Hoovering up an unbelievable offer

Hoovering up an unbelievable offer

Store janitor, James Murray Spangler, invented the first upright vacuum cleaner in 1908. Spangler suffered from asthma and suspected that the carpet sweeper he used at work was triggering attacks. He decided he would have to do something about it. He mounted an electric fan motor on a Bissell carpet sweeper and added a soapbox and a broom handle to create a basic suction-sweeper.

He applied for, and obtained, a patent for the Electric Suction Sweeper. He then set about producing it. He and his son assembled the machines and his daughter assembled the dust bags but production was very slow with only 2-3 machines produced in a week.

Spangler gave one of the few machines completed to his cousin Susan Troxel Hoover who used it at home. She was really impressed and immediately told her husband and son about it. Her husband, William Henry “Boss” Hoover and her son Herbert William Hoover, Sr. were leather goods manufacturers in North Canton, Ohio at the time.

Seeing an opportunity, the Hoovers bought the patent from Spangler in 1908, founding the Electric Suction Sweeper Company. They retained Spangler as a production supervisor with his pay based on royalties in the new business.

Spangler continued to contribute to the company until his death in 1915 when the company name was changed to the Hoover Suction Sweeper Company.

Hoover went from strength to strength and established a major base in the United Kingdom.

For most of the early  and mid-20th century, Hoover dominated the electric vacuum cleaner industry in the UK, to the point where the “Hoover” brand name became synonymous with vacuum cleaners and vacuuming in the United Kingdom and Ireland. People did the “hoovering” no matter what brand of vacuum cleaner they were actually using.

However, at the end of the 1980s and early 1990s, things weren’t going quite as well, a backlog of vacuum cleaners and washing machines was building up in Hoover’s warehouse.

 

In 1992, Brian Webb, Hoover vice-president of marketing, and Michael Gilbey, director of marketing services, led a team tasked with coming up with a campaign to boost sales.

They created what they thought would be a wonderfully simple, highly effective promotion – anyone buying Hoover products for at least £100 could claim two free flights to Europe. They calculated that they could buy all the tickets they needed cheaply through charter operators.

The tagline in the ads read, “Two return seats: Unbelievable.”
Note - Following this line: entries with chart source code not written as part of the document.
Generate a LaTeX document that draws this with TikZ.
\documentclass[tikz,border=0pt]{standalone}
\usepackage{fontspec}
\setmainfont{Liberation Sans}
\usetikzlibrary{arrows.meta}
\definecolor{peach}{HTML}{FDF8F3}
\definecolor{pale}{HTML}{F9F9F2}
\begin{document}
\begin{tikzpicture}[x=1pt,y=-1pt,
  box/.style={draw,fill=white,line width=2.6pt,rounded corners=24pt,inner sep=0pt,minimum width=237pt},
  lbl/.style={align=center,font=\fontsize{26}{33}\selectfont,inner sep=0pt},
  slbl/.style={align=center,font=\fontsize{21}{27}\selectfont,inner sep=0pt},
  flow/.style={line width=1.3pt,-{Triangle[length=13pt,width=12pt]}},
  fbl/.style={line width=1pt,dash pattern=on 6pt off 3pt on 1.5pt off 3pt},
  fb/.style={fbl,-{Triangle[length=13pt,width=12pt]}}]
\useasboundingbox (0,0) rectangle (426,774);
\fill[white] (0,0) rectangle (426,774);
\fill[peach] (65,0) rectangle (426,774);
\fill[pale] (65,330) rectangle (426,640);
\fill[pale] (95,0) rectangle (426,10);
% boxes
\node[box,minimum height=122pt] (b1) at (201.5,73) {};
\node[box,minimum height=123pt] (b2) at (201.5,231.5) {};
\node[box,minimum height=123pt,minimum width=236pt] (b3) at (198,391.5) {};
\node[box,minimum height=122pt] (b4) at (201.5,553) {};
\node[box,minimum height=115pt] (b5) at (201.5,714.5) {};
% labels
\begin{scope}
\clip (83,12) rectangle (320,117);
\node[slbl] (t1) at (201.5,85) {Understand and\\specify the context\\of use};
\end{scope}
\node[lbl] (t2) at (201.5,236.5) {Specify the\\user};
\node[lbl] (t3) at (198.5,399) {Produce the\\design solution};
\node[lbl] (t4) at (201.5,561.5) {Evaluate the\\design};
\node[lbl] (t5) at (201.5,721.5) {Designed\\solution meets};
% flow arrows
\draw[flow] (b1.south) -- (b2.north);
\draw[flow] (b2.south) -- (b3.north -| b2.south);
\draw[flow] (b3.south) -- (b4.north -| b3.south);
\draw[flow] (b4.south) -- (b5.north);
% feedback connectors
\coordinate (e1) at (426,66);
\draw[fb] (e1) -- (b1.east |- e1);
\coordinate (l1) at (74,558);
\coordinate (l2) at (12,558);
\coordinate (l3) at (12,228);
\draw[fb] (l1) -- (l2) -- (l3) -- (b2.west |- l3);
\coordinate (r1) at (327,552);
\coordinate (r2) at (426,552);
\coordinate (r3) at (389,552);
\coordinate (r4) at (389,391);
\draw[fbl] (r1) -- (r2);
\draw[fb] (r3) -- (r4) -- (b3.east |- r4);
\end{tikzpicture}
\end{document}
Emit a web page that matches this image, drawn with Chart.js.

Response to the promotion was sky-high, stores were soon fighting to keep Hoover vacuum cleaners in stock. 

Hoover were elated at the sales figures and decided to expand the offer to include tickets to the United States.

As demand kept increasing, concerns started to emerge. People had caught on to just how good the offer was. Many were buying Hoover products that they didn’t want or need just to get plane tickets. Tickets to more exotic European locations generally cost more than £100 for a pair and a single ticket to the States were nearly always more than £100.

The travel operators retained by Hoover were unable to fulfil their contractual responsibilities in the light of enormous demand.

Despite a variety of “hurdles” that people had to overcome – receipts and application forms had to be sent off within 14 days; after that would-be travellers had to go through a lengthy procedure of nominating airports, dates and destinations, customers had to book accommodation and insurance through affiliated travel companies – Hoover couldn’t deliver on its promise.

As complaints mounted, the Hoover Holiday Pressure Group was established by Harry Cichy. They would fight on behalf of the flightless.

“To my astonishment, the Royal Mail van would turn up every day,” remembers Harry Cichy. “One bag to start with, then two bags, then three bags. We ended up with about 8000 members. One day a judge would phone up, next day a professor, the next minute it was a pig farmer from Gloucester.”

With the help of the pressure group, hundreds of customers began taking Hoover to court and soon Hoover found itself fighting legal battles up and down the country in the small claims courts.

The cases continued for six years after the promotion first started.

Looking back there were winners.

The 220,000 people who did eventually fly.

The airlines who supplied Hoover with thousands of extra seats – British Airways provided 20,000. Virgin supplied the same amount. A further 40,000 charter seats to Orlando, Florida had to be negotiated.

The VAT man was a winner too. It has been estimated that ‘he’ received an extra £4m, thanks to the unexpected sales.

There were losers.

The business cost to Hoover was enormous. The promotion had generated c£30m of sales but the cost of the tickets was £50m.

Brian Webb and Michael Gilbey were dismissed, along with William Foust, managing director of Hoover Limited and president of Hoover Europe.

The biggest loser however was the Hoover brand which was sold to competitor Candy for a knockdown price.